Atlanta Falcons at Detroit Lions
Atlanta’s owner, Arthur Blank, who had already issued a statement denouncing the president’s remarks, joined his players on the sideline during the anthem, locking arms, as did Detroit’s owner, Martha Ford, and her three daughters. Rico Lavelle, who performed the anthem, took at knee at the conclusion of the song and raised his fist.
Cleveland Browns at Indianapolis Colts
The crowd in Indianapolis was booing loudly as players on both teams chose to either lock arms or kneel. The Browns had around 20 players kneeling. The owners of the team, Jimmy and Dee Haslam, said in a statement that “We must not let misguided, uninformed and divisive comments from the president or anyone else deter us from our efforts to unify.”
“Our stance in support of the liberties of peaceful, personal expression afforded to our players and all Americans will remain strong, and we will continue to encourage our players to respectfully use their earned platform to inspire positive change in our nation and throughout society,” it continued. Despite the booing, the Colts had several players kneel during the anthem as well.
Denver Broncos at Buffalo Bills
The Broncos, who have had players protesting since last season, had more than 30 players kneeling during the anthem (including some practice squad members) while the Bills had one of the more unusual demonstrations, with the entire team walking about 10 yards onto the field together before having several players kneel.
New Orleans Saints at Carolina Panthers
Adrian Peterson and Mark Ingram were part of a group of around 10 members of the Saints who stayed on the bench during the anthem.
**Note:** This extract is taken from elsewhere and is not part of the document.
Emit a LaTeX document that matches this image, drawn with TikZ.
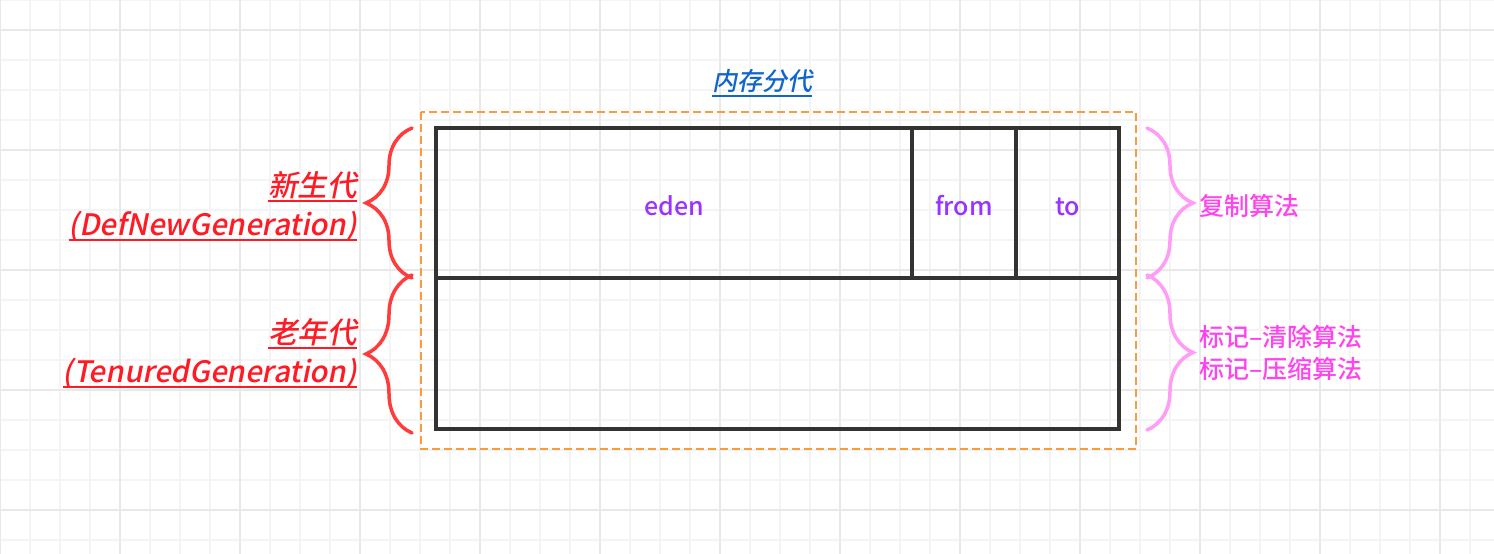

The Panthers stood for the anthem, as they have since the protests began last season. The Panthers’ Julius Peppers was not on the field during the anthem — he arrived after it had ended — but the team has not issued a statement as to whether his absence was a protest of any kind.
Tampa Bay Buccaneers at Minnesota Vikings
While no players on the Vikings chose to kneel during the anthem, the entire team, and the team’s owners, stood with their arms linked. Tampa Bay had two players kneel during the anthem, DeSean Jackson and Mike Evans. “The Buccaneers recognize every individual’s constitutional right to freedom of speech, which is crucial to the American way of life that we cherish,” the team said in a statement. “We are equally committed to the principles of inclusivity and respect for differing points of view that should be afforded to all Americans.”
Cincinnati Bengals at Green Bay Packers
Martellus Bennett, Kevin King and Lance Kendricks of the Green Bay Packers all sat during the anthem, while most of the players on that team stood with their arms linked, while most of the Bengals players chose to link arms but none knelt. Bennett’s protest came a day after he unleashed a series of texts criticizing the president’s remarks about football players.
Oakland Raiders at Washington Redskins
The entire offensive line of the Oakland Raiders, the only line in the NFL made up entirely of African-American players, was joined by virtually the entire team in kneeling or sitting during the national anthem. It was one of the strongest visual displays of the many protests on Sunday, and across the field, the Redskins stood with linked arms as some players chose to kneel.
Many fans in attendance at FedEx Field could be heard booing the players while they sat.